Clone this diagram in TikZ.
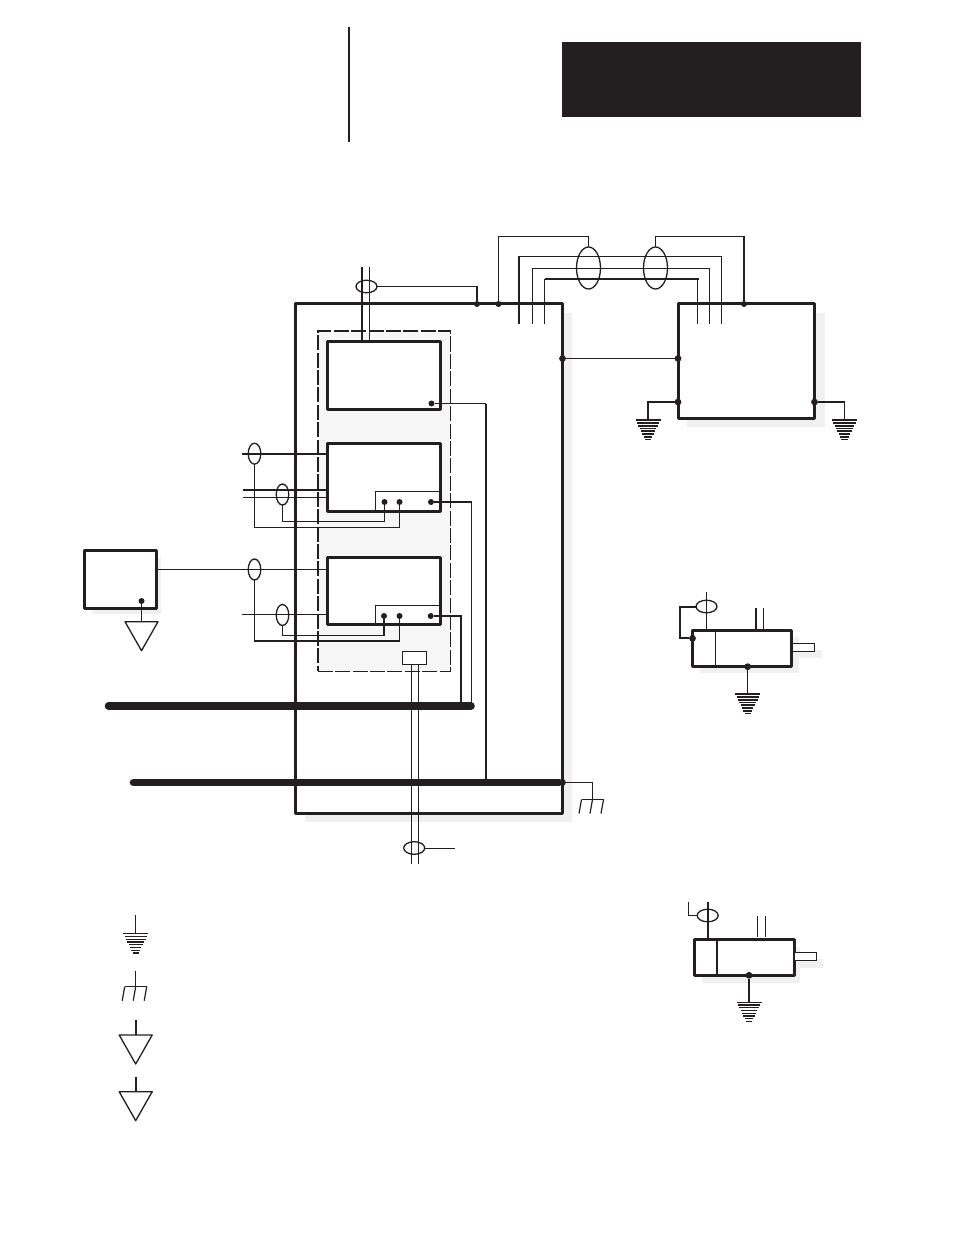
\documentclass[tikz,border=0pt]{standalone}
\usepackage{tikz}
\usetikzlibrary{shapes.geometric}
\definecolor{ink}{HTML}{231F20}
\definecolor{shadowgray}{HTML}{F0F0F0}
\definecolor{panelgray}{HTML}{F7F7F7}
\tikzset{
  box/.style={rectangle, draw, line width=1.5pt, fill=white, inner sep=0pt, outer sep=0pt, line join=round},
  subbox/.style={rectangle, draw, line width=0.5pt, inner sep=0pt, outer sep=0pt},
  dot/.style={circle, fill, inner sep=0pt, outer sep=0pt, minimum size=3pt},
  bigdot/.style={circle, fill, inner sep=0pt, outer sep=0pt, minimum size=3.4pt},
  vshield/.style={ellipse, draw, line width=0.65pt, inner sep=0pt, outer sep=0pt, minimum width=6.3pt, minimum height=10.5pt},
  hshield/.style={ellipse, draw, line width=0.65pt, inner sep=0pt, outer sep=0pt, minimum width=10.5pt, minimum height=6.3pt},
  wire/.style={line width=0.55pt},
  midwire/.style={line width=1pt},
  bus/.style={line width=3.8pt, line cap=round},
  pics/earth/.style={code={
    \foreach \i in {0,...,7}
      \draw[line width=#1] ({-12.5+\i*1.35},{0.7+\i*2.75}) -- ({12.5-\i*1.35},{0.7+\i*2.75});
  }},
  pics/chassis/.style={code={
    \draw[line width=0.6pt] (-11,0) -- (11,0);
    \foreach \i in {-11,0,11}
      \draw[line width=0.6pt] (\i,0) -- ({\i-2.5},14);
  }},
  pics/signal/.style={code={
    \draw[line width=0.65pt, line join=round] (-16.5,0) -- (16.5,0) -- (0,29) -- cycle;
  }},
}
\begin{document}
\begin{tikzpicture}[x=0.5pt, y=-0.5pt, color=ink]
    \useasboundingbox (0,0) rectangle (954,1235);

    % Title block
    \node[rectangle, fill, inner sep=0pt, minimum width=149.5pt, minimum height=37.5pt] (title) at (711.5,79.5) {};
    \coordinate (ruleT) at (349,27);
    \coordinate (ruleB) at (349,142);
    \draw[midwire] (ruleT) -- (ruleB);

    % Shadows
    \fill[shadowgray] (305,313) rectangle (572,822);
    \fill[shadowgray] (687,313) rectangle (825,427);
    \fill[shadowgray] (92,558) rectangle (161,613.5);
    \fill[shadowgray] (700,637) rectangle (799,673);
    \fill[shadowgray] (795,650) rectangle (822,658);
    \fill[shadowgray] (702,947) rectangle (800,983);
    \fill[shadowgray] (797,959) rectangle (823,967.5);

    % Cabinet and drive
    \node[box] (cabinet) at (429,558.5) [minimum width=133.4pt, minimum height=254.5pt] {};
    \node[rectangle, draw, fill=panelgray, dashed, dash pattern=on 7.5pt off 1.2pt, line width=0.8pt, inner sep=0pt, minimum width=66.3pt, minimum height=170pt] (panel) at (384,501.3) {};
    \node[box] (mod1) at (384,375) [minimum width=56.7pt, minimum height=34pt] {};
    \node[box] (mod2) at (384,477.5) [minimum width=56.7pt, minimum height=34pt] {};
    \node[box] (mod3) at (384,591) [minimum width=56.7pt, minimum height=33.7pt] {};
    \node[subbox] (term2) at (407.5,501) [minimum width=32.5pt, minimum height=10pt] {};
    \node[subbox] (term3) at (407.5,615) [minimum width=32.5pt, minimum height=9.5pt] {};
    \node[rectangle, draw, fill=white, line width=0.65pt, inner sep=0pt, minimum width=12pt, minimum height=6.3pt] (gland) at (414.7,658) {};
    \node[box] (drive) at (746.5,361) [minimum width=68.4pt, minimum height=57pt] {};
    \node[box] (source) at (120.2,579.3) [minimum width=35.8pt, minimum height=29.3pt] {};

    % Motors
    \node[box] (motorA) at (742,648.5) [minimum width=49.8pt, minimum height=18.2pt] {};
    \node[subbox, fill=white, line width=0.65pt] (shaftA) at (803.2,647.5) [minimum width=11.2pt, minimum height=4.2pt] {};
    \node[box] (motorB) at (744,957.3) [minimum width=50pt, minimum height=18pt] {};
    \node[subbox, fill=white, line width=0.65pt] (shaftB) at (805.2,956.3) [minimum width=11.2pt, minimum height=4pt] {};
    \draw[wire] (motorA.north -| 715.5,0) -- (motorA.south -| 715.5,0);
    \draw[midwire] (motorB.north -| 716.7,0) -- (motorB.south -| 716.7,0);

    % Dots
    \node[dot] (top1) at (477,304) {};
    \node[dot] (top2) at (498.5,304) {};
    \node[dot] (top3) at (744,304) {};
    \node[bigdot] (bondL) at (562.5,358.5) {};
    \node[bigdot] (bondR) at (678,358.5) {};
    \node[bigdot] (gndL) at (678,402) {};
    \node[bigdot] (gndR) at (814.5,402) {};
    \node[dot] (p1) at (431.5,403.5) {};
    \node[dot] (p2a) at (384.5,502) {};
    \node[dot] (p2b) at (399.5,502) {};
    \node[dot] (p2c) at (431,502) {};
    \node[dot] (p3a) at (384,616) {};
    \node[dot] (p3b) at (399.5,616) {};
    \node[dot] (p3c) at (430.7,616) {};
    \node[dot] (srcdot) at (141.5,601) {};
    \node[bigdot] (busend) at (562.5,782.5) {};
    \node[bigdot] (mA1) at (692.5,638.3) {};
    \node[bigdot] (mA2) at (747.7,666.7) {};
    \node[bigdot] (mB1) at (749,975.3) {};

    % Shields
    \node[vshield, minimum width=12pt, minimum height=21pt] (big1) at (588.5,268) {};
    \node[vshield, minimum width=12pt, minimum height=21pt] (big2) at (655.5,268) {};
    \node[hshield] (cs1) at (366.5,286.5) {};
    \node[vshield] (s2a) at (254.5,453.7) {};
    \node[vshield] (s2b) at (282.5,494.5) {};
    \node[vshield] (s3a) at (254.5,569.5) {};
    \node[vshield] (s3b) at (282.5,615) {};
    \node[hshield] (cs2) at (414.2,848) {};
    \node[hshield] (csA) at (706.5,606.5) {};
    \node[hshield] (csB) at (707.7,915.5) {};

    % Wiring above the cabinet
    \draw[wire] (cs1.east) -| (top1);
    \draw[wire] (top2) -- ++(0,-67.5) -| (big1.north);
    \draw[wire] (big2.north) -- ++(0,-10.5) -| (top3);
    \draw[midwire] (744,236.5) -- (top3);
    \coordinate (upA1) at (519,324);
    \coordinate (upA2) at (721.5,324);
    \coordinate (upB1) at (532.5,324);
    \coordinate (upB2) at (709.5,324);
    \coordinate (upC1) at (544.5,324);
    \coordinate (upC2) at (697.5,324);
    \draw[wire] (upA1) -- ++(0,-67.5) -| (upA2);
    \draw[midwire] (upA1) -- ++(0,-67.5);
    \draw[wire] (upB1) -- ++(0,-55.5) -| (upB2);
    \draw[midwire] (upC1 |- 0,279) -| (upC2 |- 0,280);
    \draw[wire] (upC1) -- ++(0,-45);
    \draw[wire] (upC2) -- ++(0,-45);
    \draw[wire] (bondL) -- (bondR);

    % Drive grounds
    \coordinate (earthL) at (648,419.5);
    \coordinate (earthR) at (844.5,419.5);
    \draw[midwire] (gndL) -| (earthL);
    \draw[wire] (gndR) -| (earthR);
    \pic at (earthL) {earth=0.9pt};
    \pic at (earthR) {earth=0.9pt};

    % Feedback cable
    \coordinate (fbT1) at (362,267);
    \coordinate (fbT2) at (369.5,267);
    \draw[wire] (fbT1) -- (fbT1 |- mod1.north);
    \draw[wire] (fbT2) -- (fbT2 |- mod1.north);

    % Module 2 wiring
    \coordinate (in2a) at (241.7,453.7);
    \coordinate (in2b) at (243,489.7);
    \coordinate (in2c) at (243,497.5);
    \draw[midwire] (in2a) -- (in2a -| mod2.west);
    \draw[midwire] (in2b) -- (in2b -| mod2.west);
    \draw[wire] (in2c) -- (in2c -| mod2.west);
    \draw[wire] (p2a) -- ++(0,19.5) -| (s2b.south);
    \draw[wire] (p2b) -- ++(0,25.5) -| (s2a.south);

    % Module 3 wiring
    \coordinate (srcout) at (156,569.5);
    \coordinate (in3) at (242,614.5);
    \draw[wire] (srcout) -- (srcout -| mod3.west);
    \draw[wire] (in3) -- (in3 -| mod3.west);
    \draw[wire] (p3a) -- ++(0,19.5) -| (s3b.south);
    \draw[midwire] (p3a) -- ++(0,19.5);
    \draw[wire] (p3b) -- ++(0,25) -| (s3a.south);

    % Source ground
    \coordinate (triS) at (141.5,621.7);
    \draw[wire] (srcdot) -- (triS);
    \pic at (triS) {signal};

    % Bus bars
    \coordinate (busAl) at (108.5,706);
    \coordinate (busAr) at (471,706);
    \coordinate (busBl) at (133.5,782.5);
    \draw[wire] (p2c) -| (471.5,706);
    \draw[midwire] (p3c) -| (460.7,706);
    \draw[wire] (p1) -| (485.5,782.5);
    \draw[midwire] (485.5,404) -- (485.5,782.5);
    \draw[bus] (busAl) -- (busAr);
    \draw[bus] (busBl) -- (busend);

    % Cabinet bond to chassis ground
    \coordinate (chassisC) at (592.5,799.5);
    \draw[wire] (busend) -| (chassisC);
    \pic at (chassisC) {chassis};

    % Power cable
    \coordinate (pwL) at (411.5,864);
    \coordinate (pwR) at (418.5,864);
    \coordinate (csTail) at (455,848.5);
    \draw[wire] (pwL) -- (pwL |- gland.south);
    \draw[wire] (pwR) -- (pwR |- gland.south);
    \draw[wire] (cs2.east |- csTail) -- (csTail);

    % Motor A
    \coordinate (fbA) at (706.5,592);
    \coordinate (pwA1) at (756,608);
    \coordinate (pwA2) at (763.5,608);
    \coordinate (earthA) at (747.7,693.5);
    \draw[wire] (fbA) -- (fbA |- motorA.north);
    \draw[midwire] (pwA1) -- (pwA1 |- motorA.north);
    \draw[wire] (pwA2) -- (pwA2 |- motorA.north);
    \draw[midwire] (mA1) -- ++(-12.8,0) |- (csA.west);
    \draw[wire] (mA2) -- (earthA);
    \pic at (earthA) {earth=0.9pt};

    % Motor B
    \coordinate (fbB) at (707.7,902);
    \coordinate (stubB) at (688.5,902);
    \coordinate (pwB1) at (757.5,916);
    \coordinate (pwB2) at (765.5,916);
    \coordinate (earthB) at (749,1001.5);
    \draw[midwire] (fbB) -- (fbB |- motorB.north);
    \draw[wire] (stubB) |- (csB.west);
    \draw[wire] (pwB1) -- ++(0,20.5);
    \draw[wire] (pwB2) -- ++(0,20.5);
    \draw[midwire] (mB1) -- (earthB);
    \pic at (earthB) {earth=0.55pt};

    % Legend
    \coordinate (legA1) at (135.7,915);
    \coordinate (legA2) at (135.7,933);
    \coordinate (legB1) at (135.7,970.7);
    \coordinate (legB2) at (135.7,986.7);
    \coordinate (legC1) at (135.7,1020);
    \coordinate (legC2) at (135.7,1035);
    \coordinate (legD1) at (135.7,1077);
    \coordinate (legD2) at (135.7,1091.7);
    \draw[wire] (legA1) -- (legA2);
    \draw[wire] (legB1) -- (legB2);
    \draw[midwire] (legC1) -- (legC2);
    \draw[midwire] (legD1) -- (legD2);
    \pic at (legA2) {earth=0.55pt};
    \pic at (legB2) {chassis};
    \pic at (legC2) {signal};
    \pic at (legD2) {signal};
\end{tikzpicture}
\end{document}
_____
[STATED PROBLEM] Begin at the first line of the material and copy each line exactly through the one containing "(0,0) rectangle (954,1235);". Omit pictures.

[ANSWER TO THE PROBLEM]
Clone this diagram in TikZ.
\documentclass[tikz,border=0pt]{standalone}
\usepackage{tikz}
\usetikzlibrary{shapes.geometric}
\definecolor{ink}{HTML}{231F20}
\definecolor{shadowgray}{HTML}{F0F0F0}
\definecolor{panelgray}{HTML}{F7F7F7}
\tikzset{
  box/.style={rectangle, draw, line width=1.5pt, fill=white, inner sep=0pt, outer sep=0pt, line join=round},
  subbox/.style={rectangle, draw, line width=0.5pt, inner sep=0pt, outer sep=0pt},
  dot/.style={circle, fill, inner sep=0pt, outer sep=0pt, minimum size=3pt},
  bigdot/.style={circle, fill, inner sep=0pt, outer sep=0pt, minimum size=3.4pt},
  vshield/.style={ellipse, draw, line width=0.65pt, inner sep=0pt, outer sep=0pt, minimum width=6.3pt, minimum height=10.5pt},
  hshield/.style={ellipse, draw, line width=0.65pt, inner sep=0pt, outer sep=0pt, minimum width=10.5pt, minimum height=6.3pt},
  wire/.style={line width=0.55pt},
  midwire/.style={line width=1pt},
  bus/.style={line width=3.8pt, line cap=round},
  pics/earth/.style={code={
    \foreach \i in {0,...,7}
      \draw[line width=#1] ({-12.5+\i*1.35},{0.7+\i*2.75}) -- ({12.5-\i*1.35},{0.7+\i*2.75});
  }},
  pics/chassis/.style={code={
    \draw[line width=0.6pt] (-11,0) -- (11,0);
    \foreach \i in {-11,0,11}
      \draw[line width=0.6pt] (\i,0) -- ({\i-2.5},14);
  }},
  pics/signal/.style={code={
    \draw[line width=0.65pt, line join=round] (-16.5,0) -- (16.5,0) -- (0,29) -- cycle;
  }},
}
\begin{document}
\begin{tikzpicture}[x=0.5pt, y=-0.5pt, color=ink]
    \useasboundingbox (0,0) rectangle (954,1235);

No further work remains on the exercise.